Movies can be great for so many different reasons, you see. There is no set of aesthetic criteria that everyone must follow. Some directors (Murnau, Ophüls, Renoir, P.T. Anderson) are praised for how much and how well their cameras move; Yasujiro Ozu is praised for a camera that almost never moves. Carl Theodor Dreyer shot The Passion of Joan of Arc almost exclusively in close-ups. Kenji Mizoguchi rarely used them. Welles, Scorsese, Altman and Tarantino are renowned for long takes, whereas the early Soviet filmmakers pioneered the use of quick edits to amplify emotion. Some filmmakers were slow to embrace color (and sound, in the case of Chaplin), such as Fellini and Bergman. The Archers (Powell and Pressburger) and Hitchcock, on the other hand, explored its possibilities relatively early. Jump-cuts (Godard), shaky cameras (von Trier) and characters looking directly at the camera (Godard, again, and Kubrick) are generally considered mistakes, but in the right hands they become essential aspects of style. Finally, there are benefits and drawbacks to weigh when considering those filmmakers who only complete a film every few years or more (Chaplin, Kubrick, Malick, Tarantino), and those known for working constantly (John Ford, Hitchcock, Woody Allen, the Coen brothers). Each one of these individuals is widely considered a master.
No single film, whether crafted by a brilliant auteur or a team of talented individuals (I know, it’s usually both), can cover all of those techniques. That’s so much of the joy of watching movies, the joy of art in general — the fact that different people can express themselves in so many different ways, with none expressing themselves so perfectly as to silence everyone else. One of my college professors, Grant Horner, illustrated this point in his book on film (Meaning at the Movies: Becoming a Discerning Viewer, Crossway, 2010): “…all cultural production…is desperately incomplete and thus unsatisfying. When was the last time you went to a museum to look at one painting, and then left satisfied? Art functions by increasing desire for more art.” (emphasis his) It’s generally agreed upon that no movie could possibly be perfect, and yet the search for the greatest movie continues. My complaint is that by trying to narrow everything down to one, you will leave out so much that is great, even if that’s not what you’re trying to do.
Citizen Kane, as we all know, is the default choice. It has maintained its perch atop the decennial Sight & Sound poll since 1962. The American Film Institute has crowned the film twice in its own Top 100 lists. So Kane can hardly help being overrated. But is it truly unassailable? Of course not. It has vocal opponents among both critics and laypeople. Among the people who love it, many demur on the question of “greatest of all time.” Some consider it great but believe that Orson Welles himself made better films later in his career. So why has no other film overtaken it, at least according to the two sources named above and the popular consciousness? Simply put, no single film has been brought forth to challenge it — or, rather, dozens of movies have been. If we could all just agree that Wild Strawberries is truly the greatest film of all time, the debate would finally be over. That, or 2001: A Space Odyssey. Or The General. Or Seven Samurai. Or Vertigo. Or The Godfather Part II. Or… This is my point. It’s my opinion that Citizen Kane belongs among these movies, not above them. And maybe none of them belongs above any of the others. They’re all so different from each other, each essential viewing in its own way. Even the definition of “essential” in this context is a matter of opinion, of course.
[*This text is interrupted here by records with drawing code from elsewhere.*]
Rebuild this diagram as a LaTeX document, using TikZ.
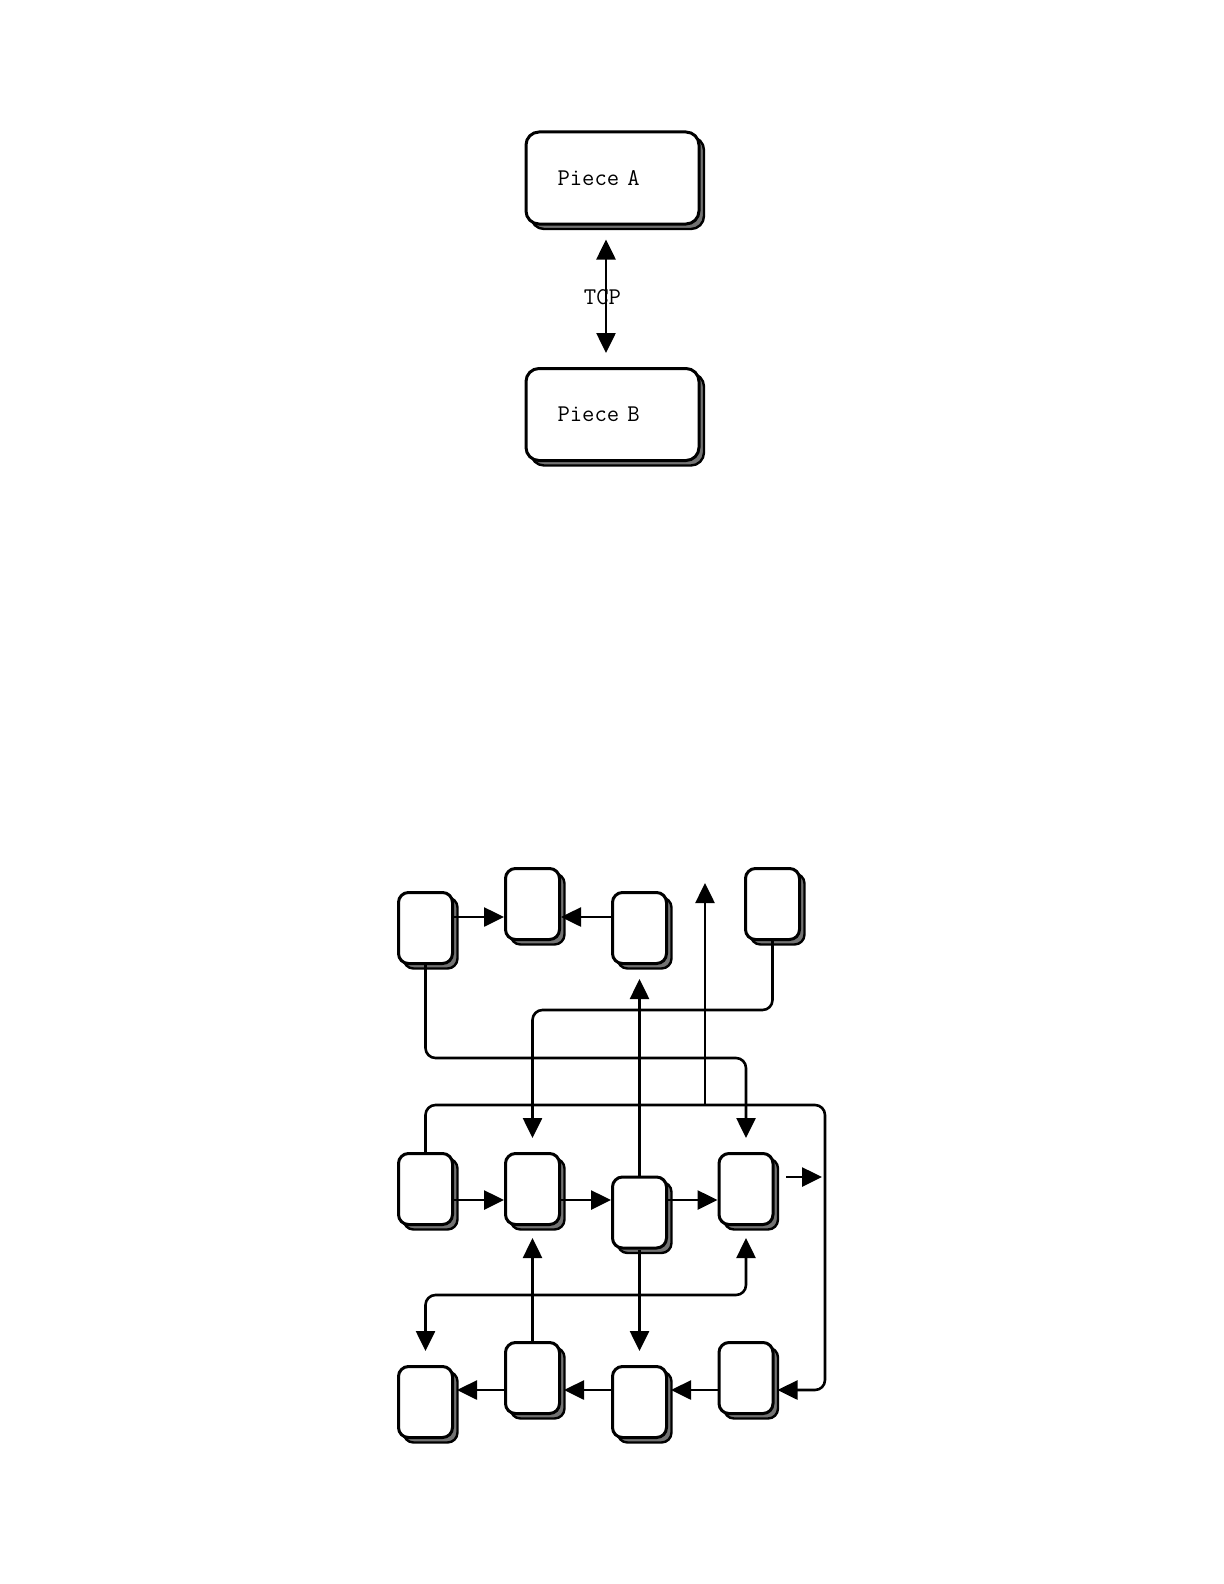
\documentclass[tikz,border=0pt]{standalone}
\usepackage{fontspec}
\usetikzlibrary{arrows.meta,shadows}
\begin{document}
\begin{tikzpicture}[x=0.5pt,y=-0.5pt,
  >={Triangle[length=10pt,width=9.5pt]},
  box/.style={draw=black, line width=1.5pt, fill=white, rounded corners=5pt,
    minimum width=27pt, minimum height=35.5pt, inner sep=0pt,
    general shadow={shadow xshift=2.5pt, shadow yshift=-2.5pt, fill=black!55, draw=black, line width=1.2pt}},
  bigbox/.style={box, rounded corners=6.5pt, text width=55pt, inner xsep=15.75pt, inner ysep=0pt,
    align=left, minimum height=46pt, font=\ttfamily\fontsize{12pt}{14pt}\selectfont},
  lbl/.style={font=\ttfamily\fontsize{12pt}{14pt}\selectfont, inner sep=0pt},
  conn/.style={line width=1.3pt, ->},
  route/.style={conn, rounded corners=5pt},
]
\useasboundingbox (0,0) rectangle (1224,1584);

% top pair
\node[bigbox] (pa) at (612.5,178) {Piece A};
\node[bigbox] (pb) at (612.5,414.5) {Piece B};
\draw[line width=1.3pt, <->, shorten <=7pt, shorten >=7pt]
  ([xshift=-3.25pt]pa.south) -- node[lbl, xshift=-1.75pt, yshift=-0.5pt]{TCP} ([xshift=-3.25pt]pb.north);

% grid nodes
\node[box] (a1) at (425.5,928) {};
\node[box] (a2) at (532.5,904) {};
\node[box] (a3) at (639.5,928) {};
\node[box] (a4) at (772.5,904) {};
\node[box] (c1) at (425.5,1189) {};
\node[box] (c2) at (532.5,1189) {};
\node[box] (c3) at (639.5,1212.5) {};
\node[box] (c4) at (746,1189) {};
\node[box] (d1) at (425.5,1402) {};
\node[box] (d2) at (532.5,1378) {};
\node[box] (d3) at (639.5,1402) {};
\node[box] (d4) at (746,1378) {};

% routing levels
\coordinate (ya) at (0,917);
\coordinate (yb) at (0,1010);
\coordinate (yc) at (0,1058);
\coordinate (ye) at (0,1177);
\coordinate (yf) at (0,1200);
\coordinate (yg) at (0,1295);
\coordinate (yh) at (0,1390);
\coordinate (cr) at (825,1105);
\coordinate (jn) at (705,1105);
\coordinate (upend) at (705,883);
\coordinate (xs) at (786,0);

% row 1
\draw[conn] (a1.east |- ya) -- (a2.west |- ya);
\draw[conn] (a3.west |- ya) -- (a2.east |- ya);

% long routes
\draw[conn] (jn) -- (upend);
\draw[conn, shorten >=7pt] (c3.north) -- (a3.south);
\draw[route, shorten >=7pt] (a4.south) |- (c2.north |- yb) -- (c2.north);
\draw[route, shorten >=7pt] (a1.south) |- (c4.north |- yc) -- (c4.north);
\draw[route, shorten >=1.5pt] (c1.north) |- (cr) |- (d4.east |- yh);
\draw[conn, shorten >=1.5pt] (xs |- ye) -- (cr |- ye);

% row 2
\draw[conn] (c1.east |- yf) -- (c2.west |- yf);
\draw[conn] (c2.east |- yf) -- (c3.west |- yf);
\draw[conn] (c3.east |- yf) -- (c4.west |- yf);

% between rows 2 and 3
\draw[conn, shorten >=6pt] (d2.north) -- (c2.south);
\draw[route, <->, shorten <=6pt, shorten >=7pt] (c4.south) |- (d1.north |- yg) -- (d1.north);
\draw[conn, shorten >=7pt] (c3.south) -- (d3.north);

% row 3
\draw[conn, shorten >=1.5pt] (d2.west |- yh) -- (d1.east |- yh);
\draw[conn, shorten >=1.5pt] (d3.west |- yh) -- (d2.east |- yh);
\draw[conn, shorten >=1.5pt] (d4.west |- yh) -- (d3.east |- yh);
\end{tikzpicture}
\end{document}
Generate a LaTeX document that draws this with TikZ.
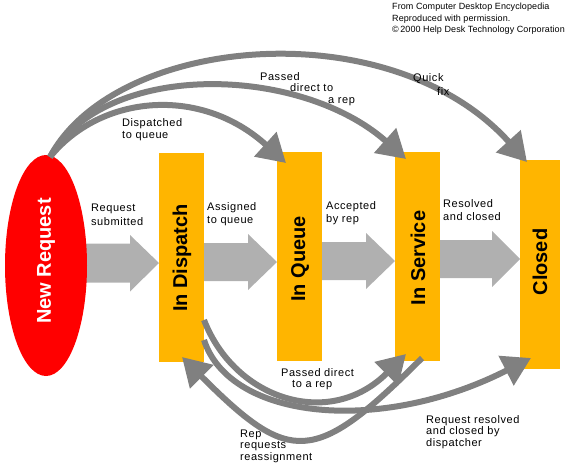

It all comes down to this: the obvious temptation of debating which movie is the greatest is that it ends discussion rather than letting it continue. On its face, it seems frustrating that weighing the greatness of films has spawned an endless discussion. But I think that both the “endless” part and the “discussion” part are good things. That’s why I still love making and studying lists of this nature. Well, studying, anyway. I will limit myself to listing my own favorites. I’ve found the Top 1000 list at They Shoot Pictures, Don’t They?, constructed as it is from over two thousand authoritative sources, to be more than adequate (and it’s updated every year, so it makes no attempt to be perfect). It’s a wonderful starting point for studying the great movies of the world. That’s all a list is — a starting point. Roger Ebert hates lists, and I can understand how being forced to make them constantly, with every reader assuming each choice is meant to be definitive, would be grating. But I enjoy the effort to organize and judge, even when it fails completely.
I remain optimistic about the artistic possibilities of film. If such a thing as the greatest movie of all time could exist, then I honestly believe it has yet to be made. To be sure, with all that we’ve learned over the last hundred-plus years, and the advanced technology now at our disposal, the movies made today really ought to be better than ever before. Sadly, they’re not, but this can be changed. Taken as a whole, they are an incredibly significant human creation, combining so many other art forms into one. And so much of ourselves can be glimpsed within them. We just need to know where to look.